One hundred years ago, the state of Michigan had more than 7,000 local school districts.
There are slightly more than 800 school districts today, and many of them are struggling with their finances.
Today, State Superintendent Michael Flanagan outlined a plan he says would save money.
He wants more school services consolidated at the county level.
In a letter to the Legislature, Flanagan said giving more power to county-wide districts would create more "administrative efficiencies," and would "better absorb the enrollment fluctuations one local school district might be suffering."
In his letter, Flanagan wrote that other states are successful using this model.
In Florida, for example, the MiamiDade County School District has 354,000 students at $6,808 per pupil; the Broward County School District has 260,000 students at $6,766 per pupil; and the Hillsborough County School District (Tampa) has 200,000 students at $6,768 per pupil.
Many school districts in the state already have some county-level districts set up. They're known as "intermediate school districts," but they mainly provide support services to local school districts. This proposal would beef up their responsibility and power.

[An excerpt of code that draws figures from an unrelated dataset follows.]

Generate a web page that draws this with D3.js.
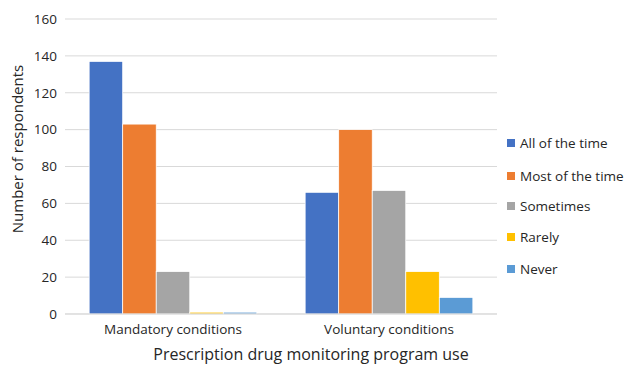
<!DOCTYPE html>
<html><head><meta charset="utf-8">
<script src="https://cdn.jsdelivr.net/npm/d3@7"></script>
<style>body{margin:0;background:#fff;} text{font-family:"Open Sans","Noto Sans",sans-serif;fill:#262626;}</style>
</head><body>
<svg id="c" width="628" height="367"></svg>
<script>
const categories = ["Mandatory conditions", "Voluntary conditions"];
const seriesNames = ["All of the time", "Most of the time", "Sometimes", "Rarely", "Never"];
const colors = ["#4472c4", "#ed7d31", "#a5a5a5", "#ffc000", "#5b9bd5"];
const values = [
  [137, 66],
  [103, 100],
  [23, 67],
  [1, 23],
  [1, 9]
];
const yTicks = [0, 20, 40, 60, 80, 100, 120, 140, 160];

const svg = d3.select("#c");
const m = {l: 65, r: 131, t: 19, b: 53};
const W = 628, H = 367;
const x0 = d3.scaleBand().domain(categories).range([m.l, W - m.r]);
const x1 = d3.scaleBand().domain(seriesNames).range([0, x0.bandwidth()]).paddingOuter(0.72);
const y = d3.scaleLinear().domain([0, 160]).range([H - m.b, m.t]);

svg.append("g").selectAll("line").data(yTicks).join("line")
  .attr("x1", m.l).attr("x2", W - m.r)
  .attr("y1", d => y(d)).attr("y2", d => y(d))
  .attr("stroke", "#d9d9d9").attr("stroke-width", 1);

const yAxis = d3.axisLeft(y).tickValues(yTicks).tickSize(0).tickPadding(8);
const gy = svg.append("g").attr("transform", `translate(${m.l},0)`).call(yAxis);
gy.select(".domain").remove();
gy.selectAll("text").style("font-size", "13.5px").attr("fill", "#262626");

const groups = svg.append("g").selectAll("g").data(categories).join("g")
  .attr("transform", d => `translate(${x0(d)},0)`);
groups.selectAll("rect").data((c, ci) => seriesNames.map((s, si) => ({s, si, v: values[si][ci]})))
  .join("rect")
  .attr("x", d => x1(d.s)).attr("width", x1.bandwidth())
  .attr("y", d => y(d.v)).attr("height", d => y(0) - y(d.v))
  .attr("fill", d => colors[d.si]).attr("stroke", "#fff").attr("stroke-width", 0.75);

svg.append("line").attr("x1", m.l).attr("x2", W - m.r).attr("y1", y(0)).attr("y2", y(0))
  .attr("stroke", "#d9d9d9");

const xAxis = d3.axisBottom(x0).tickSize(0).tickPadding(10);
const gx = svg.append("g").attr("transform", `translate(0,${y(0)})`).call(xAxis);
gx.select(".domain").remove();
gx.selectAll("text").style("font-size", "13.5px").attr("fill", "#262626");

svg.append("text").attr("x", 311).attr("y", 360).attr("text-anchor", "middle")
  .style("font-size", "16px").text("Prescription drug monitoring program use");
svg.append("text").attr("transform", `translate(23,149) rotate(-90)`)
  .attr("text-anchor", "middle").style("font-size", "15px").text("Number of respondents");

const legY = [143, 176, 206, 237, 269];
const leg = svg.append("g").selectAll("g").data(seriesNames).join("g")
  .attr("transform", (d, i) => `translate(507,${legY[i]})`);
leg.append("rect").attr("x", 0).attr("y", -4).attr("width", 8).attr("height", 8).attr("fill", (d, i) => colors[i]);
leg.append("text").attr("x", 13).attr("y", 0).attr("dy", "0.35em").style("font-size", "13.5px").attr("fill", "#262626").text(d => d);
</script>
</body></html>
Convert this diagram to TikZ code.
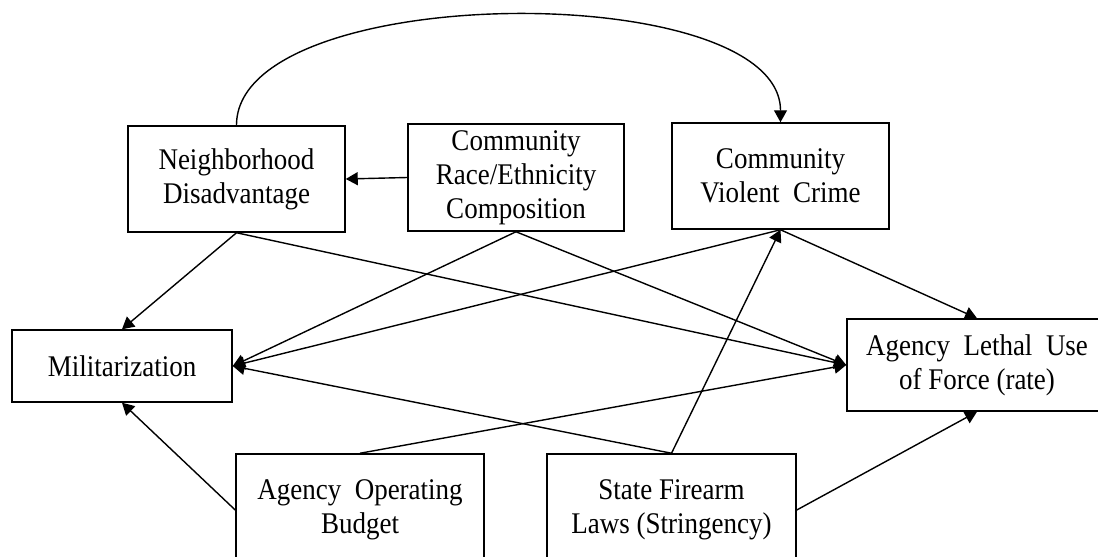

The intermediate school districts have told me, and members of the legislature, that they want to be more active in the administration and academic functions of local school districts…. to “help” their local districts. This is a prime opportunity for them to step up....
Intermediate school districts have been in existence in Michigan for 50 years. We don’t want to go another 50 years before ISDs get the responsibilities they should have had 50 years
Realizing many local school districts and their supporters would not be willing to give up control, Flanagan called his idea a "hybrid system," that would centralize more administrative and academic functions at the county level.